Reputation: 9379
One of our software is using Eigen (3.2.5) to perform some matric/vector related computations. The software was developed carefully in this regard, starting by disabling all options and optimizations (including using -DEIGEN_DONT_VECTORIZE
), and setting accuracy tests in place.
Since we are now interested in faster numerical throughputs, we have started enabling vectorization inside Eigen. However, we have noticed that one of our tests now gives a slightly different output: the difference with the reference implementation is around 1e-4
, while it was 1e-5
before.
We are going to let loose a bit the precision in this test (because we don't really know the accuracy of the reference data, and we have another test case with synthetic data for which we have an exact solution and that still passes), but out of curiosity: what can be a plausible cause for this variation?

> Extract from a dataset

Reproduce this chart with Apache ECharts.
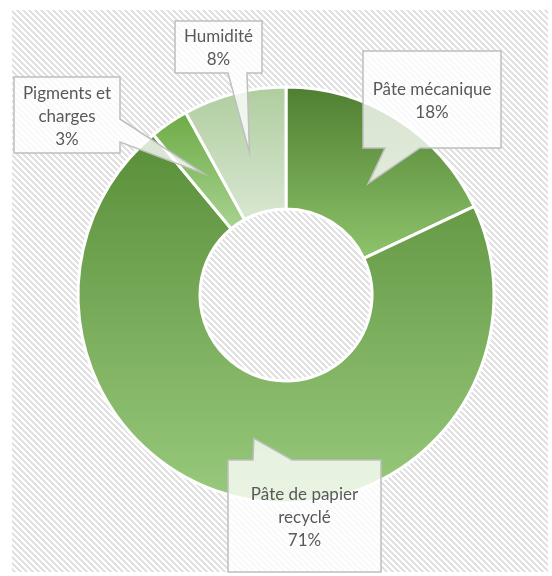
<!DOCTYPE html>
<html><head><meta charset="utf-8">
<script src="https://cdn.jsdelivr.net/npm/echarts@6/dist/echarts.min.js"></script>
<style>html,body{margin:0;padding:0;background:#fff}#c{width:552px;height:576px}</style>
</head><body><div id="c"></div>
<script>
// ---- data ----
const categories = ['Pâte mécanique', 'Pâte de papier recyclé', 'Pigments et charges', 'Humidité'];
const labelTexts = ['Pâte mécanique', 'Pâte de papier\nrecyclé', 'Pigments et\ncharges', 'Humidité'];
const values = [18, 71, 3, 8];

// ---- styles ----
const sliceTop = ['#4f7e30', '#598e38', '#6dab45', '#afcd9f'];
const sliceBottom = ['#8ec46c', '#99ca7d', '#a8d391', '#d9e7d2'];
// callout boxes (layout): rect + pointer base on one side; tip offset (deg) / radial fraction
const calloutBoxes = [
  {x: 363, y: 51, w: 138, h: 97, side: 'bottom', a: 385, b: 420, da: 4, rf: 0.43},
  {x: 228, y: 460, w: 153, h: 112, side: 'top', a: 253, b: 292, da: 0, rf: 0.5},
  {x: 14, y: 77, w: 106, h: 76, side: 'right', a: 119, b: 142, da: 0, rf: 0.5},
  {x: 175, y: 21, w: 87, h: 52, side: 'bottom', a: 228, b: 247, da: 0, rf: 0.5}
];
const CENTER = [286, 295];
const RADIUS = [86, 208];

function makeHatch() {
  const n = 6, c = document.createElement('canvas');
  c.width = n; c.height = n;
  const g = c.getContext('2d');
  g.fillStyle = '#ffffff'; g.fillRect(0, 0, n, n);
  g.fillStyle = '#e1e1e1';
  for (let y = 0; y < n; y++) for (let x = 0; x < n; x++) {
    if ((((x - y) % n) + n) % n < 3) g.fillRect(x, y, 1, 1);
  }
  return c;
}

const chart = echarts.init(document.getElementById('c'), null, {renderer: 'canvas'});
const pieData = categories.map((name, i) => ({
  name, value: values[i],
  itemStyle: {
    color: new echarts.graphic.LinearGradient(0, 0, 0, 1, [
      {offset: 0, color: sliceTop[i]}, {offset: 1, color: sliceBottom[i]}
    ])
  }
}));
const labelData = categories.map((name, i) => ({name, value: values[i]}));

const option = {
  animation: false,
  backgroundColor: '#ffffff',
  series: [
    {
      type: 'pie', z: 2,
      center: CENTER, radius: RADIUS,
      startAngle: 90, clockwise: true,
      percentPrecision: 0,
      avoidLabelOverlap: false,
      itemStyle: {borderColor: '#ffffff', borderWidth: 3},
      label: {show: false}, labelLine: {show: false},
      emphasis: {disabled: true},
      data: pieData
    },
    {
      type: 'pie', z: 5, silent: true,
      center: CENTER, radius: RADIUS,
      startAngle: 90, clockwise: true,
      percentPrecision: 0,
      avoidLabelOverlap: false,
      itemStyle: {color: 'rgba(0,0,0,0)', borderWidth: 0},
      label: {
        show: true, position: 'outside',
        formatter: p => labelTexts[p.dataIndex] + '\n' + Math.round(p.percent) + '%',
        color: '#595959', fontFamily: 'Lato', fontSize: 17, lineHeight: 23, align: 'center'
      },
      labelLine: {show: false},
      labelLayout: function (params) {
        const b = calloutBoxes[params.dataIndex];
        return {x: b.x + b.w / 2, y: b.y + b.h / 2 + 1.5, align: 'center', verticalAlign: 'middle'};
      },
      emphasis: {disabled: true},
      data: labelData
    }
  ]
};
chart.setOption(option);

// callouts: pointer tip computed from the library's slice layout
const sData = chart.getModel().getSeriesByIndex(0).getData();
const graphics = [{
  type: 'rect', z: 0, silent: true,
  shape: {x: 12, y: 10, width: 536, height: 562},
  style: {fill: {image: makeHatch(), repeat: 'repeat'}}
}];
calloutBoxes.forEach((b, i) => {
  const L = sData.getItemLayout(i);
  const mid = (L.startAngle + L.endAngle) / 2 + b.da * Math.PI / 180;
  const rm = L.r0 + (L.r - L.r0) * b.rf;
  const t = [L.cx + rm * Math.cos(mid), L.cy + rm * Math.sin(mid)];
  const x0 = b.x, y0 = b.y, x1 = b.x + b.w, y1 = b.y + b.h;
  let pts;
  if (b.side === 'top') pts = [[x0, y0], [b.a, y0], t, [b.b, y0], [x1, y0], [x1, y1], [x0, y1]];
  else if (b.side === 'bottom') pts = [[x0, y0], [x1, y0], [x1, y1], [b.b, y1], t, [b.a, y1], [x0, y1]];
  else if (b.side === 'right') pts = [[x0, y0], [x1, y0], [x1, b.a], t, [x1, b.b], [x1, y1], [x0, y1]];
  else pts = [[x0, y0], [x1, y0], [x1, y1], [x0, y1], [x0, b.b], t, [x0, b.a]];
  graphics.push({
    type: 'polygon', z: 3, silent: true,
    shape: {points: pts},
    style: {fill: 'rgba(255,255,255,0.78)', stroke: '#bfbfbf', lineWidth: 1.5}
  });
});
chart.setOption({graphic: graphics});
</script>
</body></html>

In case it's relevant, this computation involves Euclidean norms.
Upvotes: 1
Views: 104
Reputation: 29205
This has to be expected because when you enable vectorization, floating point operations are not carried out in the exact same order. This typically occurs for expressions involving reductions such as sum, norms, matrix products, etc. For instance, let's consider the following simple sum:
float s = 0;
for(int i=0;i<n;i++)
s += v[i];
A vectorized version might look to something like (pseudo code):
Packet ps = {0,0,0,0};
for(int i=0;i<n;i+=4)
ps += load_packet(&v[i]);
float s = ps[0]+ps[1]+ps[2]+ps[3];
Owing to roundoff errors, each version will return a different value. In Eigen, this aspect even more tricky because reductions are implemented in a way to maximize instruction pipelining.
Upvotes: 4